━━━━━ STORED DATA

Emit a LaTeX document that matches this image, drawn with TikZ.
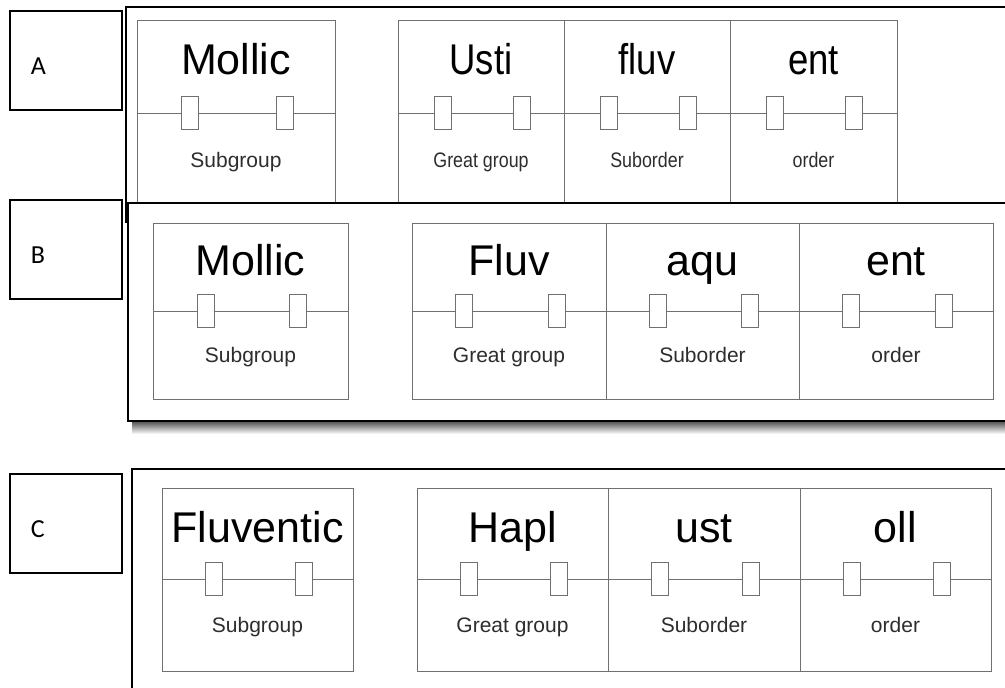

━━━━━━━━━━
━━━━━ STORED DATA

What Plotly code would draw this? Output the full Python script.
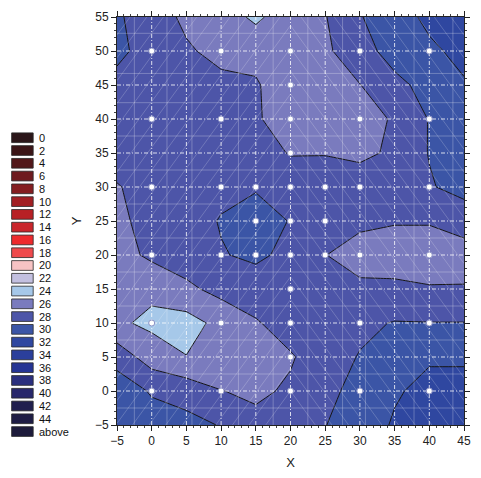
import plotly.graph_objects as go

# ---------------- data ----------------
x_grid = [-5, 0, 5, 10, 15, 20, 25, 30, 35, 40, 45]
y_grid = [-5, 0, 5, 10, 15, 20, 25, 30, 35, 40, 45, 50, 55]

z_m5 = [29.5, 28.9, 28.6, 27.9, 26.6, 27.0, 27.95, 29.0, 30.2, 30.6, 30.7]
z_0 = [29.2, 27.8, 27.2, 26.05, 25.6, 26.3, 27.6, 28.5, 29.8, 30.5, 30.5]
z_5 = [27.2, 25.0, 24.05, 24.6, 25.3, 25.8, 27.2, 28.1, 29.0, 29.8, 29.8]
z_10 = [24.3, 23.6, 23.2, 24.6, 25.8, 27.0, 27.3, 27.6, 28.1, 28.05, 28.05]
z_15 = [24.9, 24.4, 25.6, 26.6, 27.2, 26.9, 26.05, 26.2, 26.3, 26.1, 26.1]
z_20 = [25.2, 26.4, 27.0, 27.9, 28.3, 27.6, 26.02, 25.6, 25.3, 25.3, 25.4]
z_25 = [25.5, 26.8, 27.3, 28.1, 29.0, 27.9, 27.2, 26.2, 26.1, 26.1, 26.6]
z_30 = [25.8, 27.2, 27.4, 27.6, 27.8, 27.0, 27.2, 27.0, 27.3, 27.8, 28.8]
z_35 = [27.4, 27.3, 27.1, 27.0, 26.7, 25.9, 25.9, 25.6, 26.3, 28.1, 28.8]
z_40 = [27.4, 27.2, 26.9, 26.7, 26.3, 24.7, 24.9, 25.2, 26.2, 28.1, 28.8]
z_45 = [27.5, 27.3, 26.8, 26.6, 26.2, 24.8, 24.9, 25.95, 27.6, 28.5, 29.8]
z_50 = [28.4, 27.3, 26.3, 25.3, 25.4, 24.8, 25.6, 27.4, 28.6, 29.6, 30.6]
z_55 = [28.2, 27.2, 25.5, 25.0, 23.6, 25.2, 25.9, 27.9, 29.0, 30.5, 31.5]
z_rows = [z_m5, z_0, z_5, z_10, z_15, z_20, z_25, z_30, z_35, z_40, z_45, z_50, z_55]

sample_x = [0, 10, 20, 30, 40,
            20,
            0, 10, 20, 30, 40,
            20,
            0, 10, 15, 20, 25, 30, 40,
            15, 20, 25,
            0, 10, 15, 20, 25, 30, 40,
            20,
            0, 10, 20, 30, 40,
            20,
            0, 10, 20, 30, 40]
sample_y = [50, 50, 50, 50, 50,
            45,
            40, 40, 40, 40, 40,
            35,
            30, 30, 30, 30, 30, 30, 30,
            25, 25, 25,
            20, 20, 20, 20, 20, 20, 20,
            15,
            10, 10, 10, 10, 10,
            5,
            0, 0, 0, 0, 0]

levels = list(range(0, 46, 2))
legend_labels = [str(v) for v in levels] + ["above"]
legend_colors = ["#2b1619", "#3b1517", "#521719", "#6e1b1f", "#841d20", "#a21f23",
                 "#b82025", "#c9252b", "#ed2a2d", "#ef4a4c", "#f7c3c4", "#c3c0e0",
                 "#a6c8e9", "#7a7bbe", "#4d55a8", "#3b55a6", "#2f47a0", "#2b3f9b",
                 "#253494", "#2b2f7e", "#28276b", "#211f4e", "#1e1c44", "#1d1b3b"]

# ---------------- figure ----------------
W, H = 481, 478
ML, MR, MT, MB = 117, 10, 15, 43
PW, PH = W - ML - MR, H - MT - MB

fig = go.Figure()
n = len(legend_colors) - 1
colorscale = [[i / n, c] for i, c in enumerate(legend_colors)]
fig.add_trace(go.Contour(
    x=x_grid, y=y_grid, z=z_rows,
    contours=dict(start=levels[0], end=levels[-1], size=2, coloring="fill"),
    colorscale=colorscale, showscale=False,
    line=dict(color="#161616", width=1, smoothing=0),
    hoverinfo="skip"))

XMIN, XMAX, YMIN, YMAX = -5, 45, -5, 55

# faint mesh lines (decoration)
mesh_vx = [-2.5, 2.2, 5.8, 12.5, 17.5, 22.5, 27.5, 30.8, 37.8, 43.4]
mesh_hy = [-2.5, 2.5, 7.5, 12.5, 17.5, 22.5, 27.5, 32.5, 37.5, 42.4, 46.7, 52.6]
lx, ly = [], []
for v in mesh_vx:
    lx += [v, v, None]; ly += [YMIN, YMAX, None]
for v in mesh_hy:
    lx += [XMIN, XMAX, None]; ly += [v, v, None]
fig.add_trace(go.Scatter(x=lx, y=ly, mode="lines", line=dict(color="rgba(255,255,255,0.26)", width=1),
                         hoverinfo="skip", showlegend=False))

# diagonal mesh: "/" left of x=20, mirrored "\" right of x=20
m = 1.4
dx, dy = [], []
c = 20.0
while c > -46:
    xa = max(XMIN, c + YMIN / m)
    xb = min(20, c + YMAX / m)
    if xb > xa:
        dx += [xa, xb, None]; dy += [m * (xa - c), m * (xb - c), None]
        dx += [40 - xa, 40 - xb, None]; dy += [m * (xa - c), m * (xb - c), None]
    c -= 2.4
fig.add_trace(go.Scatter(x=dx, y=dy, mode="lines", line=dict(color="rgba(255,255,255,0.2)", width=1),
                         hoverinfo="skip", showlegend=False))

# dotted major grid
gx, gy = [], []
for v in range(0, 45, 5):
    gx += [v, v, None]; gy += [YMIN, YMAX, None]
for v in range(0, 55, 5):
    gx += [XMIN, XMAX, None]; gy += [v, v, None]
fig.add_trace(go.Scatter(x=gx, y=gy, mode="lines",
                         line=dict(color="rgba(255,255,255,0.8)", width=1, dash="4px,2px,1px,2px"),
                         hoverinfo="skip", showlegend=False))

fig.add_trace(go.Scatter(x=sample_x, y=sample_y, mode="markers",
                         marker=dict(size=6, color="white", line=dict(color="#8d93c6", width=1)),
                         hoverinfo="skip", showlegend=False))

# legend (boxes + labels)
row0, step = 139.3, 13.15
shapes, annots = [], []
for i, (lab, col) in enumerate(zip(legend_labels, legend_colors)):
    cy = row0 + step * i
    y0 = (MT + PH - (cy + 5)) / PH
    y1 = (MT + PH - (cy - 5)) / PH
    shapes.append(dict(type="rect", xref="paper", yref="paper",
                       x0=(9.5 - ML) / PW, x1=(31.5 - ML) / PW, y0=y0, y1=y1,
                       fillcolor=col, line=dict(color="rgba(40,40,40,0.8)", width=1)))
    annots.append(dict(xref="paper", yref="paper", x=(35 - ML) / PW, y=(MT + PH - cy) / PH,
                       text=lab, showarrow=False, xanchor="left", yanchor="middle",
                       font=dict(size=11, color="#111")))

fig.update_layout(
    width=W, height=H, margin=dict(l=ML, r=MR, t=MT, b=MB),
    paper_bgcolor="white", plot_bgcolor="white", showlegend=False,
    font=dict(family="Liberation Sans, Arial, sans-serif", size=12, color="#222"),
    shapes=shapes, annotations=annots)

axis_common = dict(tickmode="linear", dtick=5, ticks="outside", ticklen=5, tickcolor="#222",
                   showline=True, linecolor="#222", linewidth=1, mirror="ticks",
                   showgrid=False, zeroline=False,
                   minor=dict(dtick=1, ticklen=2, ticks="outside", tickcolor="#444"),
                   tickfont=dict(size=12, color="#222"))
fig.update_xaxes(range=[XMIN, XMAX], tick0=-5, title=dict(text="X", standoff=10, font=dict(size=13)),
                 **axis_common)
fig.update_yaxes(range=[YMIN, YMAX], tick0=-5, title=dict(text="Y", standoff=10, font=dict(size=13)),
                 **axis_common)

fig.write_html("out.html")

━━━━━━━━━━

**EXERCISE INSTRUCTIONS:** Above this task is a listing with pictures in it. Retype only the lines from the one containing "What Plotly code" through the one containing "0, 0, 0, 0, 0]", both included, and not the pictures.

**OUTPUT FOR THIS EXERCISE:**
What Plotly code would draw this? Output the full Python script.
import plotly.graph_objects as go

# ---------------- data ----------------
x_grid = [-5, 0, 5, 10, 15, 20, 25, 30, 35, 40, 45]
y_grid = [-5, 0, 5, 10, 15, 20, 25, 30, 35, 40, 45, 50, 55]

z_m5 = [29.5, 28.9, 28.6, 27.9, 26.6, 27.0, 27.95, 29.0, 30.2, 30.6, 30.7]
z_0 = [29.2, 27.8, 27.2, 26.05, 25.6, 26.3, 27.6, 28.5, 29.8, 30.5, 30.5]
z_5 = [27.2, 25.0, 24.05, 24.6, 25.3, 25.8, 27.2, 28.1, 29.0, 29.8, 29.8]
z_10 = [24.3, 23.6, 23.2, 24.6, 25.8, 27.0, 27.3, 27.6, 28.1, 28.05, 28.05]
z_15 = [24.9, 24.4, 25.6, 26.6, 27.2, 26.9, 26.05, 26.2, 26.3, 26.1, 26.1]
z_20 = [25.2, 26.4, 27.0, 27.9, 28.3, 27.6, 26.02, 25.6, 25.3, 25.3, 25.4]
z_25 = [25.5, 26.8, 27.3, 28.1, 29.0, 27.9, 27.2, 26.2, 26.1, 26.1, 26.6]
z_30 = [25.8, 27.2, 27.4, 27.6, 27.8, 27.0, 27.2, 27.0, 27.3, 27.8, 28.8]
z_35 = [27.4, 27.3, 27.1, 27.0, 26.7, 25.9, 25.9, 25.6, 26.3, 28.1, 28.8]
z_40 = [27.4, 27.2, 26.9, 26.7, 26.3, 24.7, 24.9, 25.2, 26.2, 28.1, 28.8]
z_45 = [27.5, 27.3, 26.8, 26.6, 26.2, 24.8, 24.9, 25.95, 27.6, 28.5, 29.8]
z_50 = [28.4, 27.3, 26.3, 25.3, 25.4, 24.8, 25.6, 27.4, 28.6, 29.6, 30.6]
z_55 = [28.2, 27.2, 25.5, 25.0, 23.6, 25.2, 25.9, 27.9, 29.0, 30.5, 31.5]
z_rows = [z_m5, z_0, z_5, z_10, z_15, z_20, z_25, z_30, z_35, z_40, z_45, z_50, z_55]

sample_x = [0, 10, 20, 30, 40,
            20,
            0, 10, 20, 30, 40,
            20,
            0, 10, 15, 20, 25, 30, 40,
            15, 20, 25,
            0, 10, 15, 20, 25, 30, 40,
            20,
            0, 10, 20, 30, 40,
            20,
            0, 10, 20, 30, 40]
sample_y = [50, 50, 50, 50, 50,
            45,
            40, 40, 40, 40, 40,
            35,
            30, 30, 30, 30, 30, 30, 30,
            25, 25, 25,
            20, 20, 20, 20, 20, 20, 20,
            15,
            10, 10, 10, 10, 10,
            5,
            0, 0, 0, 0, 0]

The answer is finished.